Molecular dynamic study of mechanical properties of single/double wall SiCNTs: Consideration temperature, diameter and interlayer distance

Abstract

In the current study, molecular dynamics (MD) simulations were employed for investigating the influence of interlayer distance, diameter, chirality and temperature on mechanical specifications of single and double-walled silicon carbide nanotubes (SiCNTs). Large-Scale Atomic/Molecular Massively Parallel Simulator (LAMMPS) and Visual Molecular Dynamics (VMD) visualizer were applied to evaluate the mechanical feature of SiCNTs. Obtained results demonstrated that increasing the diameter of mentioned SiCNTs increased Young's modulus of both types of SiCNTs, armchair ones, and Zigzag ones, while it had not significant effect on fracture point. Armchair single-walled SiCNTs (SWSiCNTs) possess higher values of mechanical properties compared with the zigzag ones so the zigzag structure was stiffer.
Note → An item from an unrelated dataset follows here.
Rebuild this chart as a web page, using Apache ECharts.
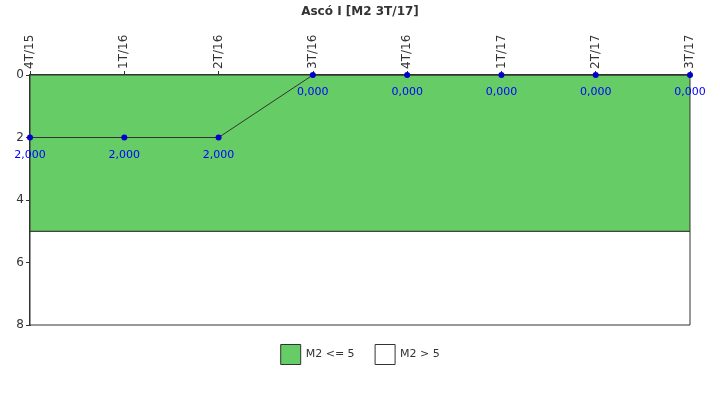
<!DOCTYPE html>
<html>
<head>
<meta charset="utf-8">
<script src="https://cdn.jsdelivr.net/npm/echarts@6/dist/echarts.min.js"></script>
<style>html,body{margin:0;padding:0;background:#fff}#c{width:720px;height:400px}</style>
</head>
<body>
<div id="c"></div>
<script>
var categories = ['4T/15','1T/16','2T/16','3T/16','4T/16','1T/17','2T/17','3T/17'];
var values = [2, 2, 2, 0, 0, 0, 0, 0];
var bandLimit = 5;
var yMax = 8;
var yTickInterval = 2;
var titleText = 'Ascó I [M2 3T/17]';
var legendNames = ['M2 <= 5', 'M2 > 5'];

var font = 'DejaVu Sans';
var chart = echarts.init(document.getElementById('c'), null, {renderer: 'canvas'});
chart.setOption({
  animation: false,
  backgroundColor: '#fff',
  title: {
    text: titleText, left: 'center', top: 1,
    textStyle: {fontFamily: font, fontSize: 12, fontWeight: 'bold', color: '#333'}
  },
  legend: {
    bottom: 30, left: 'center', itemWidth: 20, itemHeight: 20, itemGap: 20,
    selectedMode: false, icon: 'rect',
    textStyle: {fontFamily: font, fontSize: 11, color: '#333'},
    data: [
      {name: legendNames[0], itemStyle: {color: '#66cc66', borderColor: '#333', borderWidth: 1}},
      {name: legendNames[1], itemStyle: {color: '#ffffff', borderColor: '#333', borderWidth: 1}}
    ]
  },
  grid: {left: 30, right: 30, top: 75, bottom: 75, containLabel: false},
  xAxis: {
    type: 'category', data: categories, boundaryGap: false, position: 'top',
    axisLine: {lineStyle: {color: '#333', width: 2}},
    axisTick: {alignWithLabel: true, length: 4, lineStyle: {color: '#333'}},
    axisLabel: {rotate: 90, fontFamily: font, fontSize: 12, color: '#333', margin: 6, interval: 0},
    splitLine: {show: false}
  },
  yAxis: {
    type: 'value', inverse: true, min: 0, max: yMax, interval: yTickInterval,
    axisLine: {show: true, lineStyle: {color: '#333', width: 2}},
    axisTick: {show: true, length: 4, lineStyle: {color: '#333'}},
    axisLabel: {fontFamily: font, fontSize: 12, color: '#333', margin: 6},
    splitLine: {show: false}
  },
  series: [
    {
      name: legendNames[1], type: 'line', data: [], silent: true,
      markArea: {silent: true, itemStyle: {color: '#ffffff', borderColor: '#333', borderWidth: 1},
        data: [[{xAxis: categories[0], yAxis: bandLimit}, {xAxis: categories[categories.length-1], yAxis: yMax}]]}
    },
    {
      name: legendNames[0], type: 'line', data: [], silent: true,
      markArea: {silent: true, itemStyle: {color: '#66cc66', borderColor: '#333', borderWidth: 1},
        data: [[{xAxis: categories[0], yAxis: 0}, {xAxis: categories[categories.length-1], yAxis: bandLimit}]]}
    },
    {
      name: 'M2', type: 'line', data: values, z: 5,
      symbol: 'circle', symbolSize: 6,
      lineStyle: {color: '#333', width: 1},
      itemStyle: {color: '#0000cc'},
      label: {show: true, position: 'bottom', distance: 9, color: '#0000ff', fontFamily: font, fontSize: 11,
        formatter: function (p) { return p.value.toFixed(3).replace('.', ','); }}
    }
  ]
});
</script>
</body>
</html>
In addition, with increasing the interlayer distance of armchair and zigzag double-walled SiCNTs (DWSiCNTs), the obvious decrement in Young's modulus and increment in the failure stress is observed while it did not affect failure strain clearly. So comparing between single and double walled SiCNT showed that increasing the diameter had opposite effect on SWSiCNTs compare with DWSiCNTs while it did not affect failure stress and failure strain of both single/double SiCNTs significantly. Moreover, with temperature increment, all studied mechanical properties for both single and double walled SiCNTs were decreased.